DESCRIPTION OF THE TASK: Repeat the lines below exactly as they appear, but leave out the images.

GIVEN INFORMATION:
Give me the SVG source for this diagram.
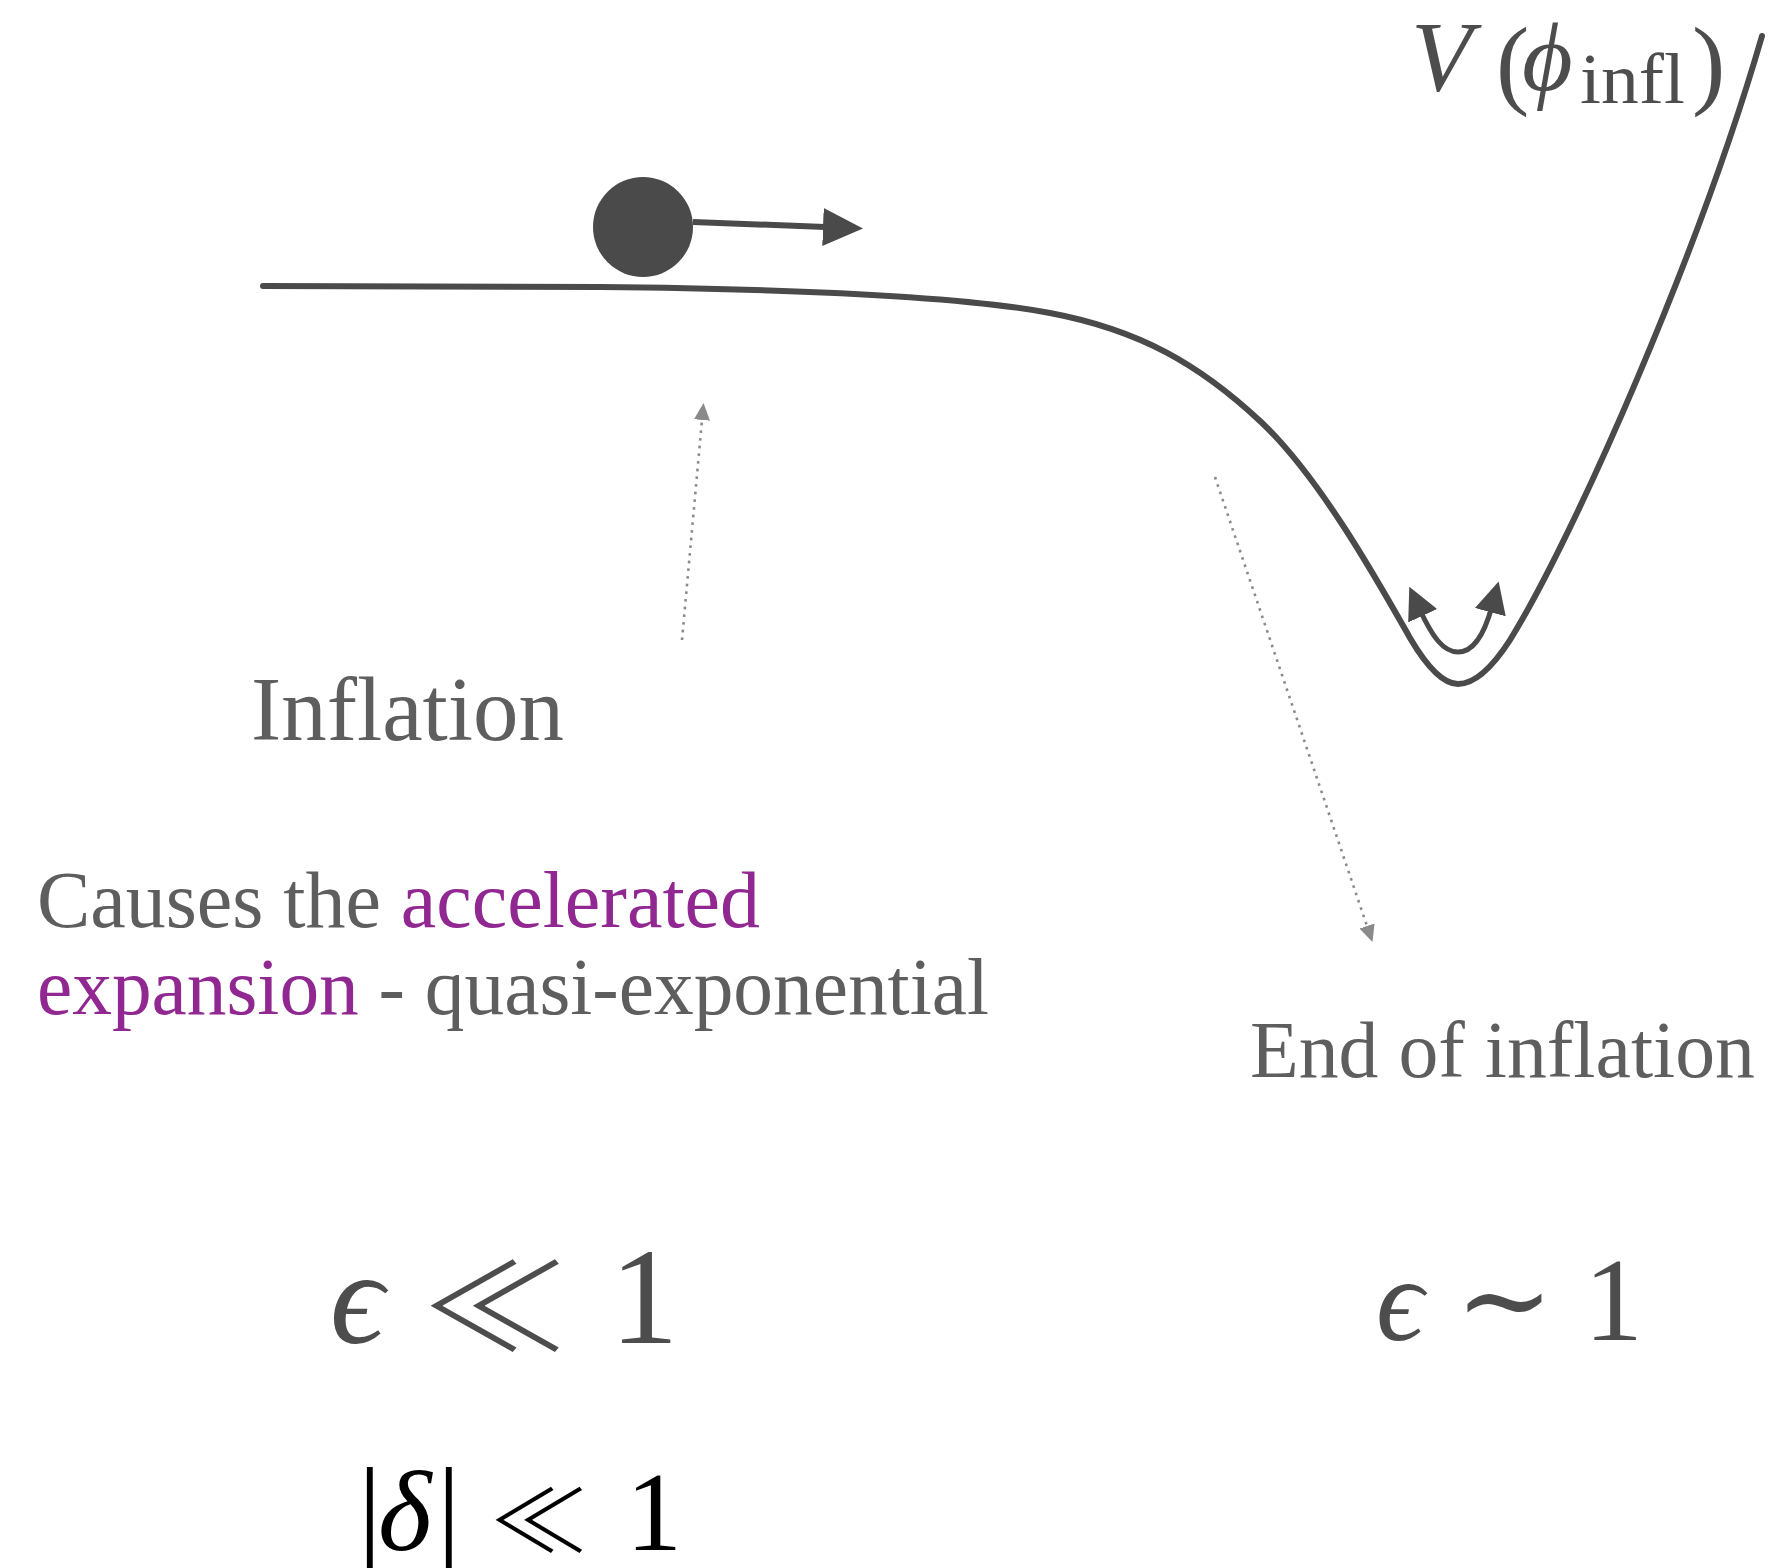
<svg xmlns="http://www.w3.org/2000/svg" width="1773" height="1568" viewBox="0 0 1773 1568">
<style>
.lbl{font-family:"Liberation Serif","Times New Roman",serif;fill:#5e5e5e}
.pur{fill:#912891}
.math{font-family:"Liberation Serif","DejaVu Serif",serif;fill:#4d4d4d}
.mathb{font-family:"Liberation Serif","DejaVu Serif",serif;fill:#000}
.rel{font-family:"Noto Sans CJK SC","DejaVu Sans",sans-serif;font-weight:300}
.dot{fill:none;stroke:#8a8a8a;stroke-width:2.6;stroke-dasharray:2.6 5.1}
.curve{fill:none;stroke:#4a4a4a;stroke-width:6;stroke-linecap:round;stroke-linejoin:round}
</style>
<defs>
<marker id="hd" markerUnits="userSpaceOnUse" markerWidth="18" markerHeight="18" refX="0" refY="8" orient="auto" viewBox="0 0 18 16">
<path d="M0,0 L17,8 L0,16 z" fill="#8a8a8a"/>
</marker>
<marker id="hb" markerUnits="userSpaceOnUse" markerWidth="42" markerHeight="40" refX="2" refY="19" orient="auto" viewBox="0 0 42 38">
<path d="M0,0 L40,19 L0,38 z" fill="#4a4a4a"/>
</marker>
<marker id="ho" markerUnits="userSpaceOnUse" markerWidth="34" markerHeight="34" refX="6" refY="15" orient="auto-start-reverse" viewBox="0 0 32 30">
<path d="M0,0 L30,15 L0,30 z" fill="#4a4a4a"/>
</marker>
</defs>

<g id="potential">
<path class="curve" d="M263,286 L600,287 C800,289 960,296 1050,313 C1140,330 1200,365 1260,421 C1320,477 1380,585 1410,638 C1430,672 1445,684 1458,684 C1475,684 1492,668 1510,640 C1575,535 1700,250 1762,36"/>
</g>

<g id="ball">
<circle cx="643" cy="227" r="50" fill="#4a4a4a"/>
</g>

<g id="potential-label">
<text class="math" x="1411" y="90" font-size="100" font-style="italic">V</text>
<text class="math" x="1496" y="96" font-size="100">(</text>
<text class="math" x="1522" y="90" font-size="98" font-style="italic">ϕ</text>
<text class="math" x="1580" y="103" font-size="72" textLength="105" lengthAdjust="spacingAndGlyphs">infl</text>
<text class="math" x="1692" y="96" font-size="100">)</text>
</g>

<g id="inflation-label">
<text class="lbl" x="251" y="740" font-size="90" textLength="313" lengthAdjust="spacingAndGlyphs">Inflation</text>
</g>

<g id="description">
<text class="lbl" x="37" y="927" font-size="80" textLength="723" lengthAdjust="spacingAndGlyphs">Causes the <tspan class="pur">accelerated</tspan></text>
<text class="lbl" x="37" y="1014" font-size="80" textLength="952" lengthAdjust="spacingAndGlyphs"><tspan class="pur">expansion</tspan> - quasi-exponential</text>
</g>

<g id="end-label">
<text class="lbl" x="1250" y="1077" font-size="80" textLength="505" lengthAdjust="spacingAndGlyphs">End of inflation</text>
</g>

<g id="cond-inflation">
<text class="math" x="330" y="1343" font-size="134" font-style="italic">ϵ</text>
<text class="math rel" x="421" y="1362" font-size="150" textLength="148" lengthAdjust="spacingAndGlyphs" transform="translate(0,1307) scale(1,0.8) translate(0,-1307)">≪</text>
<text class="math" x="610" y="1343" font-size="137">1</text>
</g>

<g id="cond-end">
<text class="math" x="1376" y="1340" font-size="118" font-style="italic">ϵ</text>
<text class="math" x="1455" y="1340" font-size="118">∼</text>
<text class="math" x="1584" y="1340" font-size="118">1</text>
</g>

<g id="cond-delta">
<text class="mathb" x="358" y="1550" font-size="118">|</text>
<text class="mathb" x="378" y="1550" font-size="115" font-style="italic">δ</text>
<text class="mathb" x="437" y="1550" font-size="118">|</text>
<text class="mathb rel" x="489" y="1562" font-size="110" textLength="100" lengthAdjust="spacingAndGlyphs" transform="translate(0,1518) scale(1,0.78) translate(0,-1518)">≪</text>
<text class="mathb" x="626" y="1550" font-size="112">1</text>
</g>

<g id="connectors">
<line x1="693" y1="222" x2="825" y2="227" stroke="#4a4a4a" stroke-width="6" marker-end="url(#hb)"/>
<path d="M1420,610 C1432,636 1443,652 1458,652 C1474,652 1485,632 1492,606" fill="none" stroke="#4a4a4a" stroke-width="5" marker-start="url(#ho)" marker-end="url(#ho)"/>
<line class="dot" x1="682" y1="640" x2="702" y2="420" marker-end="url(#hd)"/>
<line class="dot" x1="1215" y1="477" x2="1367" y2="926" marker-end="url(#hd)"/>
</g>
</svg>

EXERCISE ANSWER:
Give me the SVG source for this diagram.
<svg xmlns="http://www.w3.org/2000/svg" width="1773" height="1568" viewBox="0 0 1773 1568">
<style>
.lbl{font-family:"Liberation Serif","Times New Roman",serif;fill:#5e5e5e}
.pur{fill:#912891}
.math{font-family:"Liberation Serif","DejaVu Serif",serif;fill:#4d4d4d}
.mathb{font-family:"Liberation Serif","DejaVu Serif",serif;fill:#000}
.rel{font-family:"Noto Sans CJK SC","DejaVu Sans",sans-serif;font-weight:300}
.dot{fill:none;stroke:#8a8a8a;stroke-width:2.6;stroke-dasharray:2.6 5.1}
.curve{fill:none;stroke:#4a4a4a;stroke-width:6;stroke-linecap:round;stroke-linejoin:round}
</style>
<defs>
<marker id="hd" markerUnits="userSpaceOnUse" markerWidth="18" markerHeight="18" refX="0" refY="8" orient="auto" viewBox="0 0 18 16">
<path d="M0,0 L17,8 L0,16 z" fill="#8a8a8a"/>
</marker>
<marker id="hb" markerUnits="userSpaceOnUse" markerWidth="42" markerHeight="40" refX="2" refY="19" orient="auto" viewBox="0 0 42 38">
<path d="M0,0 L40,19 L0,38 z" fill="#4a4a4a"/>
</marker>
<marker id="ho" markerUnits="userSpaceOnUse" markerWidth="34" markerHeight="34" refX="6" refY="15" orient="auto-start-reverse" viewBox="0 0 32 30">
<path d="M0,0 L30,15 L0,30 z" fill="#4a4a4a"/>
</marker>
</defs>

<g id="potential">
<path class="curve" d="M263,286 L600,287 C800,289 960,296 1050,313 C1140,330 1200,365 1260,421 C1320,477 1380,585 1410,638 C1430,672 1445,684 1458,684 C1475,684 1492,668 1510,640 C1575,535 1700,250 1762,36"/>
</g>

<g id="ball">
<circle cx="643" cy="227" r="50" fill="#4a4a4a"/>
</g>

<g id="potential-label">
<text class="math" x="1411" y="90" font-size="100" font-style="italic">V</text>
<text class="math" x="1496" y="96" font-size="100">(</text>
<text class="math" x="1522" y="90" font-size="98" font-style="italic">ϕ</text>
<text class="math" x="1580" y="103" font-size="72" textLength="105" lengthAdjust="spacingAndGlyphs">infl</text>
<text class="math" x="1692" y="96" font-size="100">)</text>
</g>

<g id="inflation-label">
<text class="lbl" x="251" y="740" font-size="90" textLength="313" lengthAdjust="spacingAndGlyphs">Inflation</text>
</g>

<g id="description">
<text class="lbl" x="37" y="927" font-size="80" textLength="723" lengthAdjust="spacingAndGlyphs">Causes the <tspan class="pur">accelerated</tspan></text>
<text class="lbl" x="37" y="1014" font-size="80" textLength="952" lengthAdjust="spacingAndGlyphs"><tspan class="pur">expansion</tspan> - quasi-exponential</text>
</g>

<g id="end-label">
<text class="lbl" x="1250" y="1077" font-size="80" textLength="505" lengthAdjust="spacingAndGlyphs">End of inflation</text>
</g>

<g id="cond-inflation">
<text class="math" x="330" y="1343" font-size="134" font-style="italic">ϵ</text>
<text class="math rel" x="421" y="1362" font-size="150" textLength="148" lengthAdjust="spacingAndGlyphs" transform="translate(0,1307) scale(1,0.8) translate(0,-1307)">≪</text>
<text class="math" x="610" y="1343" font-size="137">1</text>
</g>

<g id="cond-end">
<text class="math" x="1376" y="1340" font-size="118" font-style="italic">ϵ</text>
<text class="math" x="1455" y="1340" font-size="118">∼</text>
<text class="math" x="1584" y="1340" font-size="118">1</text>
</g>

<g id="cond-delta">
<text class="mathb" x="358" y="1550" font-size="118">|</text>
<text class="mathb" x="378" y="1550" font-size="115" font-style="italic">δ</text>
<text class="mathb" x="437" y="1550" font-size="118">|</text>
<text class="mathb rel" x="489" y="1562" font-size="110" textLength="100" lengthAdjust="spacingAndGlyphs" transform="translate(0,1518) scale(1,0.78) translate(0,-1518)">≪</text>
<text class="mathb" x="626" y="1550" font-size="112">1</text>
</g>

<g id="connectors">
<line x1="693" y1="222" x2="825" y2="227" stroke="#4a4a4a" stroke-width="6" marker-end="url(#hb)"/>
<path d="M1420,610 C1432,636 1443,652 1458,652 C1474,652 1485,632 1492,606" fill="none" stroke="#4a4a4a" stroke-width="5" marker-start="url(#ho)" marker-end="url(#ho)"/>
<line class="dot" x1="682" y1="640" x2="702" y2="420" marker-end="url(#hd)"/>
<line class="dot" x1="1215" y1="477" x2="1367" y2="926" marker-end="url(#hd)"/>
</g>
</svg>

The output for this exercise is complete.